Here’s to St. Patrick
Well, today is St. Patrick’s Day, the day on which all American-born Irish need to move over and let everyone into their celebration of Ireland’s patron saint. Green beer anyone?
Most people know that Patrick was not actually Irish but that he was from England and had been taken prisoner by Irish raiders and sold into slavery. He escaped but later returned to bring Christianity to the land he grew to love. While details of his life are scant, and many of the stories told about him are probably not true, you can read a reasonably good history here.
One fact of his life stands out as being worthy of honor however. Anita McSorley says it this way:
“Women find a great advocate in Patrick….Patrick’s Confession speaks of women as individuals. [Thomas] Cahill points out, for example, Patrick’s account of ‘a blessed woman, Irish by birth, noble, extraordinarily beautiful—a true adult—whom I baptized.’ Elsewhere, he lauds the strength and courage of Irish women: ‘But it is the women kept in slavery who suffer the most—and who keep their spirits up despite the menacing and terrorizing they must endure.
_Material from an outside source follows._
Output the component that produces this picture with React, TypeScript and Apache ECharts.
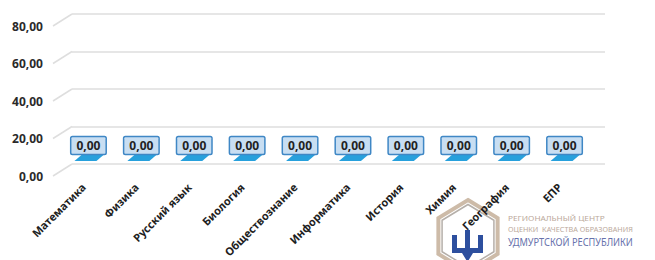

The Lord gives grace to his many handmaids; and though they are forbidden to do so, they follow him with backbone.’ He is actually the first male Christian since Jesus, Cahill says, to speak well of women.” (Emphasis mine.)
While the above quote does not sound particularly heroic compare it to this from St. Augustine, his contemporary:
“I don’t see what sort of help woman was created to provide man with, if one excludes the purpose of procreation. If woman was not given to man for help in bearing children, for what help could she be? To till the earth together? If help were needed for that, man would have been a better help for man. The same goes for comfort in solitude. How much more pleasure is it for life and conversation when two friends live together than when a man and a woman cohabitate?”
So, whether you are egalitarian or complementarian, why not raise a glass of green beer to toast a man who understood the true nature and value of women.